Aoife’s work begins most often with observations of mediated landscapes; thinking about how our view of the world is consistently framed by windows, edges of photographs or scaled down to fit on a screen. This mediation also comes from the hazy edges of a memory of a place. Having been to every place that appears in their work, Aoife’s references are aided by photographs but never reliant on them.
With have an intense, innate sense of pattern and visual balance, Aoife sees connections between almost everything: “Though not religious, I am fascinated by faith and belief in something that interconnects the natural world to us and to the wider universe; patterns and alignments that seem too perfect to be random. As Douglas Adams would define it: ‘The fundamental interconnectedness of all things”

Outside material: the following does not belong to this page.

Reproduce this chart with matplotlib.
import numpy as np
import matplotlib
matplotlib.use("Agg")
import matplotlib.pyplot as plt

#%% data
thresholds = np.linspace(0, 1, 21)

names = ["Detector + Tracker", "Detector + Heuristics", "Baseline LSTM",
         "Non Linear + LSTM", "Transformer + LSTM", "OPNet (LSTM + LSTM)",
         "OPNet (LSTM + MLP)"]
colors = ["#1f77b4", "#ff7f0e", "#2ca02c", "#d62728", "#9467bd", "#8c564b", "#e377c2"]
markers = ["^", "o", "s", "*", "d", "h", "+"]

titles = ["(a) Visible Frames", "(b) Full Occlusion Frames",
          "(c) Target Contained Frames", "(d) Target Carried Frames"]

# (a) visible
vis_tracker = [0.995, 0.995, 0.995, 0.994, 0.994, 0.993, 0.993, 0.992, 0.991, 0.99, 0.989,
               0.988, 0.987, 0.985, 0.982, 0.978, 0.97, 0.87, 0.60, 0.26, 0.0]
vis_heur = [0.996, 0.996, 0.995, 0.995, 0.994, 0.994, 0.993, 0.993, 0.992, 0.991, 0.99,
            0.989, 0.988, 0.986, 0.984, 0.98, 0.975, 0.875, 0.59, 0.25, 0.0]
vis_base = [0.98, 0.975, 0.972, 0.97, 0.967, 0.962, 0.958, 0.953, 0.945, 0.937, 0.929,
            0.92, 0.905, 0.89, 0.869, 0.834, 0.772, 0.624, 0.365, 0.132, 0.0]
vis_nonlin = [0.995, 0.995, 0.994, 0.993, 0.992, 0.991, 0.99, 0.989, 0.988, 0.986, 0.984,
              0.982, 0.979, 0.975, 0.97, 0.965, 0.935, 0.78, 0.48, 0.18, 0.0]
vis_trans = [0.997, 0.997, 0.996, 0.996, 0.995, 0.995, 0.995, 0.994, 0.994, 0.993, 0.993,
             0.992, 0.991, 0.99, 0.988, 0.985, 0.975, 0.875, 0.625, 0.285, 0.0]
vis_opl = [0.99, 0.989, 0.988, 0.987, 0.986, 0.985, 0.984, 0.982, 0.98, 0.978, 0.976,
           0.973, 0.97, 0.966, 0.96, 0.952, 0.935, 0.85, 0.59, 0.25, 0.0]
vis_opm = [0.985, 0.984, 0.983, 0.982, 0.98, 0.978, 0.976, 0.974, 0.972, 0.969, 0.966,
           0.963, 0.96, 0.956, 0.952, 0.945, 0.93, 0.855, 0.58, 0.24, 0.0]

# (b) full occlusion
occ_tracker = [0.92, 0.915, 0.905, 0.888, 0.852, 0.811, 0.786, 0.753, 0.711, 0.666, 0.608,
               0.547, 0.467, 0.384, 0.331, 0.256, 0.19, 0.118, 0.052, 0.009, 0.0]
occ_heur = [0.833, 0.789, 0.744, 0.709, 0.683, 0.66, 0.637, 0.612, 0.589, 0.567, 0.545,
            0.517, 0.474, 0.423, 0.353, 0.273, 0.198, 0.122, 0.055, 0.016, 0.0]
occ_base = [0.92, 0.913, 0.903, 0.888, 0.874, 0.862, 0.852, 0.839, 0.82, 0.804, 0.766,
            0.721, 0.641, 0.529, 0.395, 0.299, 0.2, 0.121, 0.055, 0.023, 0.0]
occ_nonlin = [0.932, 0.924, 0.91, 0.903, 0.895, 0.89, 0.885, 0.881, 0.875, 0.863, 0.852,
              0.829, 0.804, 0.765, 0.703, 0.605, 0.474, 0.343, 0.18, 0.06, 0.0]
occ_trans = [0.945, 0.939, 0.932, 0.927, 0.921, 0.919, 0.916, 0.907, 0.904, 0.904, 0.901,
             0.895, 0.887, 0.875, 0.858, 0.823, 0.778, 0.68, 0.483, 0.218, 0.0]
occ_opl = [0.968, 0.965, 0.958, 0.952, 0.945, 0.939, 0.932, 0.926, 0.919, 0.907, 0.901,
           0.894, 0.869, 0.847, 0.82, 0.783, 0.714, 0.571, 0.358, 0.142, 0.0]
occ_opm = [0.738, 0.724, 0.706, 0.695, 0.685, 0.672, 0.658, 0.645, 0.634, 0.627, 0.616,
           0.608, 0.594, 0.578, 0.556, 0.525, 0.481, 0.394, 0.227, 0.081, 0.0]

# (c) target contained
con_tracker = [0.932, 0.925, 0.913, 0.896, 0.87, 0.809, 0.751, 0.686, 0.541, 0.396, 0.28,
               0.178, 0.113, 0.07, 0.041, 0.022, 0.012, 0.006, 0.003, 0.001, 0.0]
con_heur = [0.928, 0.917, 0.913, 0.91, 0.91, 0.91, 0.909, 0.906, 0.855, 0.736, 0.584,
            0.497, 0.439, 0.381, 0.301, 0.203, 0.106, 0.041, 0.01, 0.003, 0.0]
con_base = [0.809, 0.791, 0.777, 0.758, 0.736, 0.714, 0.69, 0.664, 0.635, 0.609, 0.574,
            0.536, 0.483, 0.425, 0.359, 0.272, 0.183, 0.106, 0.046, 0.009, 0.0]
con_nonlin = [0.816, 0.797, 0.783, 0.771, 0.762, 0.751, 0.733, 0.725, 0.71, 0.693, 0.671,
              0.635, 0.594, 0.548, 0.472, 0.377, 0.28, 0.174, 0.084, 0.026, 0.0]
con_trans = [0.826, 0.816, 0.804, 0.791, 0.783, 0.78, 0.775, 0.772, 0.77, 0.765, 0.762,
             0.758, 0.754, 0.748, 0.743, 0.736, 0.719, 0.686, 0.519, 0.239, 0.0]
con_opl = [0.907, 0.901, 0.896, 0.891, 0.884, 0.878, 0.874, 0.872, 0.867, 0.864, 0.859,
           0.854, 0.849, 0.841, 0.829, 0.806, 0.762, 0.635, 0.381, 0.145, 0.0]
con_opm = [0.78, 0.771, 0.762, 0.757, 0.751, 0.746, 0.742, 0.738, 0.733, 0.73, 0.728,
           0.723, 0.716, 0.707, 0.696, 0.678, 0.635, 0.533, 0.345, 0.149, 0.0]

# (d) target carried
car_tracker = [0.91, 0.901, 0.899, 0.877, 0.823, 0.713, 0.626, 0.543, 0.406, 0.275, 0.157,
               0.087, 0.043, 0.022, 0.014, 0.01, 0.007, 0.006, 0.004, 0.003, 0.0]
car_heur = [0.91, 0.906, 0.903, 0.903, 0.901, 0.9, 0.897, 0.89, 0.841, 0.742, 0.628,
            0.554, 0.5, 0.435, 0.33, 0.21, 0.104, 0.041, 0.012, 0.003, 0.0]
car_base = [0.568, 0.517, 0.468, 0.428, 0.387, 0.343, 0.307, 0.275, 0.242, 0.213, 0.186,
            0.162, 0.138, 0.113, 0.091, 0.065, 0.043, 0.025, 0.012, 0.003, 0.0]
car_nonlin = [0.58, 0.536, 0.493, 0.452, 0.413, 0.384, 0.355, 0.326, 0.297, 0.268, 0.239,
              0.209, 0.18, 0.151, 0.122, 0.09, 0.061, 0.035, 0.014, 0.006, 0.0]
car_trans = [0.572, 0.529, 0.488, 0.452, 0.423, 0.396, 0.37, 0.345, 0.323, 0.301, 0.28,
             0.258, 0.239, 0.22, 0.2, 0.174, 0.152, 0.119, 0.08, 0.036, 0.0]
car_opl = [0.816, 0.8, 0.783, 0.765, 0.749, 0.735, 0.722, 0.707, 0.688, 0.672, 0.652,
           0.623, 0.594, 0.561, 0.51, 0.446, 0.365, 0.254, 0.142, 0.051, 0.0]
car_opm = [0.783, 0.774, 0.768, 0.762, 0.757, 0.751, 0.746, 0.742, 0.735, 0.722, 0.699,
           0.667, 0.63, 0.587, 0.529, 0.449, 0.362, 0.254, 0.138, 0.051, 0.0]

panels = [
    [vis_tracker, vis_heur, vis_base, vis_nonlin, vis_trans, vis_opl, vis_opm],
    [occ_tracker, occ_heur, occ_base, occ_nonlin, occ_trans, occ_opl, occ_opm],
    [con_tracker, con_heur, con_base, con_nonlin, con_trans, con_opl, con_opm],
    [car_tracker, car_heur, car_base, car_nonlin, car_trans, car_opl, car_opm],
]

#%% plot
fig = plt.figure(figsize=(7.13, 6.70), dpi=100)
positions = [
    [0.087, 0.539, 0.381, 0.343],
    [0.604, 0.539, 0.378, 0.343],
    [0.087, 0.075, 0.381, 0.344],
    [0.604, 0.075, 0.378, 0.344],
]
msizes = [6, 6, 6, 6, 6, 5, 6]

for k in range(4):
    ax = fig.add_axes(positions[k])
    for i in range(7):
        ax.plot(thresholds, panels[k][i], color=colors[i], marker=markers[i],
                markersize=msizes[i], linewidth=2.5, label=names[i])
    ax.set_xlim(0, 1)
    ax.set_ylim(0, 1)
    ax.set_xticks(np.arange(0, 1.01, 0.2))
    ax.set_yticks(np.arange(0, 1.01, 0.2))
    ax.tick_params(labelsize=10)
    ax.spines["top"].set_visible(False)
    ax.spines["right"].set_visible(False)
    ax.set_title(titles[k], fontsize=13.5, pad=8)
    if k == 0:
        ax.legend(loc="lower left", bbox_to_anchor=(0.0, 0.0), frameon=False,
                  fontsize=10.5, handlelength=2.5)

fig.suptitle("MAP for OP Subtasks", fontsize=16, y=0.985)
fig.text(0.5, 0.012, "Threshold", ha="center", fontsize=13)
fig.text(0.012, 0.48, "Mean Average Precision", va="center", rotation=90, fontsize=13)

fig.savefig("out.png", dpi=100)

Process is increasingly important to their practice; slowly learning to work with materials rather than fight against them. This includes pouring, dripping, working intuitively with their hands on a canvas large enough for this to be almost gestural – complementing the tight perfection of geometry.
Leaving smudges or fingerprints and crafting their own surfaces means they maintain physical control over, and connection to every step of the process. They remain very aware of this surface and the picture plane: of the illusion of layers created by pushing edges back or pulling others forward. An illusion of depth remains on a flat surface – extending to or conscious of the 3D edges of canvas.
“I like that my work is slightly obnoxious now and demands attention, with elements of both juvenile expression and kitsch, commercial landscape painting. I like being an intersection of high and 'low' art.”